[Instructions for the task] Retype, please, the listing from its opening line through the line that contains "X_MIN, X_MAX = 0, 5000", both included, without the pictures.

[Provided data]
______

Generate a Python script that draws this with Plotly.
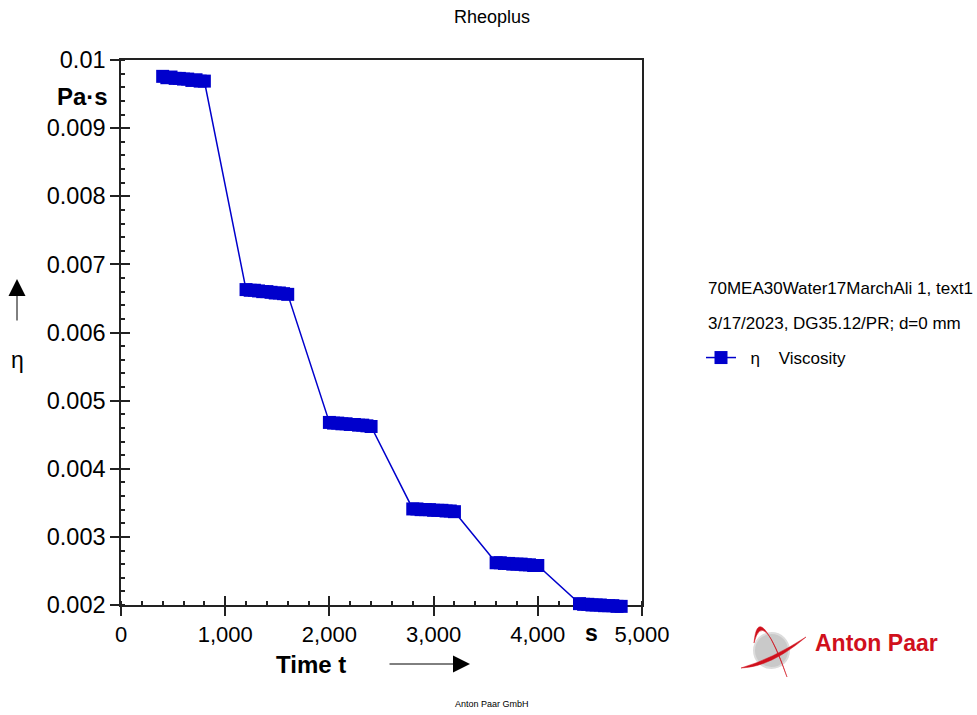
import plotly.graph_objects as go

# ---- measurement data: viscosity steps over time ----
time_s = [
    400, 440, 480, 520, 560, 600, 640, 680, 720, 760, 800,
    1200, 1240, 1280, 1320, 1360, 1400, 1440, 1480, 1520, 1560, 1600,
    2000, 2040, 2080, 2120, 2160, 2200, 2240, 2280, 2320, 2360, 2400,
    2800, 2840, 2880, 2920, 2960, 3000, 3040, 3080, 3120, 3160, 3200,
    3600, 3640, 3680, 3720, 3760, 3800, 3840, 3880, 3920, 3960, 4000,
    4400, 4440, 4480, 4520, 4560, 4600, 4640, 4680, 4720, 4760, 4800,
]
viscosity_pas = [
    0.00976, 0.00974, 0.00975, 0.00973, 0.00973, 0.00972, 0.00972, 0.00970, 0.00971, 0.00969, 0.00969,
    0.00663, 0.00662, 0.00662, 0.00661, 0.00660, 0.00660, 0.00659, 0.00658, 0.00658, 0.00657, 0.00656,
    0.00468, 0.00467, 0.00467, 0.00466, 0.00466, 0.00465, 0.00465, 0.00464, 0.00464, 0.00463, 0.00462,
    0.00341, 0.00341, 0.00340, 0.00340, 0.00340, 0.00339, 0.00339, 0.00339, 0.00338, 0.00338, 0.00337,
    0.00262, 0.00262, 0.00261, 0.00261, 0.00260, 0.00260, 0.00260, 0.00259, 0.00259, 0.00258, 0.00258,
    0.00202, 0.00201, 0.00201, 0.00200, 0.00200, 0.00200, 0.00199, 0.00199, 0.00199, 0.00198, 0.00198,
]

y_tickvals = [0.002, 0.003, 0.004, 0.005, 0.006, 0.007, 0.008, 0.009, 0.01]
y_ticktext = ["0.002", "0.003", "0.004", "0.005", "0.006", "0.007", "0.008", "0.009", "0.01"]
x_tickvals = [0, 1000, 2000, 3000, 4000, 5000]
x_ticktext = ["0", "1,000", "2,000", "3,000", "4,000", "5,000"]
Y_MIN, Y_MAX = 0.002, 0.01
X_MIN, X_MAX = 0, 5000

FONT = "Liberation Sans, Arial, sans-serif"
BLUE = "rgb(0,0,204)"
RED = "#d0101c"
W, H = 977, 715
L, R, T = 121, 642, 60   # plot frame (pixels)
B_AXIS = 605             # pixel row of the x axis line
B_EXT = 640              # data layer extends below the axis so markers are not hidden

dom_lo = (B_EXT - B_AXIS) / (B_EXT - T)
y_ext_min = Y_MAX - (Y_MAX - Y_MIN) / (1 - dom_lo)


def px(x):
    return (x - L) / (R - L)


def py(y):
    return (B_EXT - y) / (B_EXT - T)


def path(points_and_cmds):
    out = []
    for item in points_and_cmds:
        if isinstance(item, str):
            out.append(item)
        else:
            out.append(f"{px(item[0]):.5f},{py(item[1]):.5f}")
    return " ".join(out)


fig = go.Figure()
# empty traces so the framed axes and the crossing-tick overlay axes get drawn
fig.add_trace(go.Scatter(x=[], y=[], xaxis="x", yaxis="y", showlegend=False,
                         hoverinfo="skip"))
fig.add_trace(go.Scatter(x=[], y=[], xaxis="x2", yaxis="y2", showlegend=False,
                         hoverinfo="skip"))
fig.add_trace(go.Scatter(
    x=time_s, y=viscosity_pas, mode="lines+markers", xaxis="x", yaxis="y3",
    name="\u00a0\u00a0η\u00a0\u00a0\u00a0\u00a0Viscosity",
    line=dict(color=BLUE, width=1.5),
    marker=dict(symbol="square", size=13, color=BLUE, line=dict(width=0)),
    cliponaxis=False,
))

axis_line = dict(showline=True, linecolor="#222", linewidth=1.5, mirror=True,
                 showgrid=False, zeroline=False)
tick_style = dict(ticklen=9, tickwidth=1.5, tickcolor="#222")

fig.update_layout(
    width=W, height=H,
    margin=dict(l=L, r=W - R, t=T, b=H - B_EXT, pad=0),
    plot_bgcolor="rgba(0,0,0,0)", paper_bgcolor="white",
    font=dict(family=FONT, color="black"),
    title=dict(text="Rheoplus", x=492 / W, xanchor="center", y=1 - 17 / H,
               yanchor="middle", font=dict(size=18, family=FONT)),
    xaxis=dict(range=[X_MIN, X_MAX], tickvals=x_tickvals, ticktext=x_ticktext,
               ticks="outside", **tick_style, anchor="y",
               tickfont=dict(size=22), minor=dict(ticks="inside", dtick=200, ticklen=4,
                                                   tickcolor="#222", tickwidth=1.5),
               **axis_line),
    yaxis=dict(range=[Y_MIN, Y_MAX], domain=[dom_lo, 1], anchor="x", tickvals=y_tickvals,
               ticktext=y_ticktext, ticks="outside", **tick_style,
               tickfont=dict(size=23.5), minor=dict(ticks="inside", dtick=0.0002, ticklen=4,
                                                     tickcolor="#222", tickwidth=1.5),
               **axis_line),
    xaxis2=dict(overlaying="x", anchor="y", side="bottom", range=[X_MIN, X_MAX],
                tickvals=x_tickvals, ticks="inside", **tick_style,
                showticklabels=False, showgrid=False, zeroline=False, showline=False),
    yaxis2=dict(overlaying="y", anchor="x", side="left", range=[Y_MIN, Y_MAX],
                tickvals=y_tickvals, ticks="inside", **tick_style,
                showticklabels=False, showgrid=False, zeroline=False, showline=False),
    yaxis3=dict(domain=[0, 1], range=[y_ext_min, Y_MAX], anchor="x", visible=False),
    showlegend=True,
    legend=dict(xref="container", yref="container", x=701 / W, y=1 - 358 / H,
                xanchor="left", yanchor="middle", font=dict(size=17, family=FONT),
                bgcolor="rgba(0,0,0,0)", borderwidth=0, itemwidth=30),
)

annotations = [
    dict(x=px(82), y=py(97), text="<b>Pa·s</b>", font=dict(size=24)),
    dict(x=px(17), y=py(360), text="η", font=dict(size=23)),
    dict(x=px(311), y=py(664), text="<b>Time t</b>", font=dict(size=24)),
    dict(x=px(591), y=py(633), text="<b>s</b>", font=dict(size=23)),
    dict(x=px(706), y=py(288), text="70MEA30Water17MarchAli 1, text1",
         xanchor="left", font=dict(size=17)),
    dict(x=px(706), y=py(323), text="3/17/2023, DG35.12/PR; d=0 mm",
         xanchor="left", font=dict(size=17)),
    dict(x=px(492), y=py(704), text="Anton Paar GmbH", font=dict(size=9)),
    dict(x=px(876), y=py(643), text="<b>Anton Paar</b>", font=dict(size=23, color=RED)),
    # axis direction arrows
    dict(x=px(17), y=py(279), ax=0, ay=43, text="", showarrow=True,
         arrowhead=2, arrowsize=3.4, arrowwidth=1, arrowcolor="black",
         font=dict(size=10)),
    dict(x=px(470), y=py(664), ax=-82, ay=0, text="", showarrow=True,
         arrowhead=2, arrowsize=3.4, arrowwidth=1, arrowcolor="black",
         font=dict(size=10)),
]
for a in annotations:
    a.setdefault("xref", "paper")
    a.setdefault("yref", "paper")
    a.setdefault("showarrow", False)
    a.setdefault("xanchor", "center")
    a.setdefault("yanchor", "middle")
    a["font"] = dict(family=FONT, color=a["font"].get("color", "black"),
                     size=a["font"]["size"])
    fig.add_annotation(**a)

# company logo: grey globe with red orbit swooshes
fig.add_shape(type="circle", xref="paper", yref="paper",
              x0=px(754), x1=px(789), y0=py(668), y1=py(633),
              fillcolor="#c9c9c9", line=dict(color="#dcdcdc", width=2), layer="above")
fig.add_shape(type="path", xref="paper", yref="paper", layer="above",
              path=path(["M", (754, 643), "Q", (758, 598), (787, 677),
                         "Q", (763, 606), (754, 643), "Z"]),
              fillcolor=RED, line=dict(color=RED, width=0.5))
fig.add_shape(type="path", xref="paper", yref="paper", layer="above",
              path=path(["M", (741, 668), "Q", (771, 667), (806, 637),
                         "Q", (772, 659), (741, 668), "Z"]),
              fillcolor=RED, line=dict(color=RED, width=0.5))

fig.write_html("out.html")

______

[Answer to the task]
Generate a Python script that draws this with Plotly.
import plotly.graph_objects as go

# ---- measurement data: viscosity steps over time ----
time_s = [
    400, 440, 480, 520, 560, 600, 640, 680, 720, 760, 800,
    1200, 1240, 1280, 1320, 1360, 1400, 1440, 1480, 1520, 1560, 1600,
    2000, 2040, 2080, 2120, 2160, 2200, 2240, 2280, 2320, 2360, 2400,
    2800, 2840, 2880, 2920, 2960, 3000, 3040, 3080, 3120, 3160, 3200,
    3600, 3640, 3680, 3720, 3760, 3800, 3840, 3880, 3920, 3960, 4000,
    4400, 4440, 4480, 4520, 4560, 4600, 4640, 4680, 4720, 4760, 4800,
]
viscosity_pas = [
    0.00976, 0.00974, 0.00975, 0.00973, 0.00973, 0.00972, 0.00972, 0.00970, 0.00971, 0.00969, 0.00969,
    0.00663, 0.00662, 0.00662, 0.00661, 0.00660, 0.00660, 0.00659, 0.00658, 0.00658, 0.00657, 0.00656,
    0.00468, 0.00467, 0.00467, 0.00466, 0.00466, 0.00465, 0.00465, 0.00464, 0.00464, 0.00463, 0.00462,
    0.00341, 0.00341, 0.00340, 0.00340, 0.00340, 0.00339, 0.00339, 0.00339, 0.00338, 0.00338, 0.00337,
    0.00262, 0.00262, 0.00261, 0.00261, 0.00260, 0.00260, 0.00260, 0.00259, 0.00259, 0.00258, 0.00258,
    0.00202, 0.00201, 0.00201, 0.00200, 0.00200, 0.00200, 0.00199, 0.00199, 0.00199, 0.00198, 0.00198,
]

y_tickvals = [0.002, 0.003, 0.004, 0.005, 0.006, 0.007, 0.008, 0.009, 0.01]
y_ticktext = ["0.002", "0.003", "0.004", "0.005", "0.006", "0.007", "0.008", "0.009", "0.01"]
x_tickvals = [0, 1000, 2000, 3000, 4000, 5000]
x_ticktext = ["0", "1,000", "2,000", "3,000", "4,000", "5,000"]
Y_MIN, Y_MAX = 0.002, 0.01
X_MIN, X_MAX = 0, 5000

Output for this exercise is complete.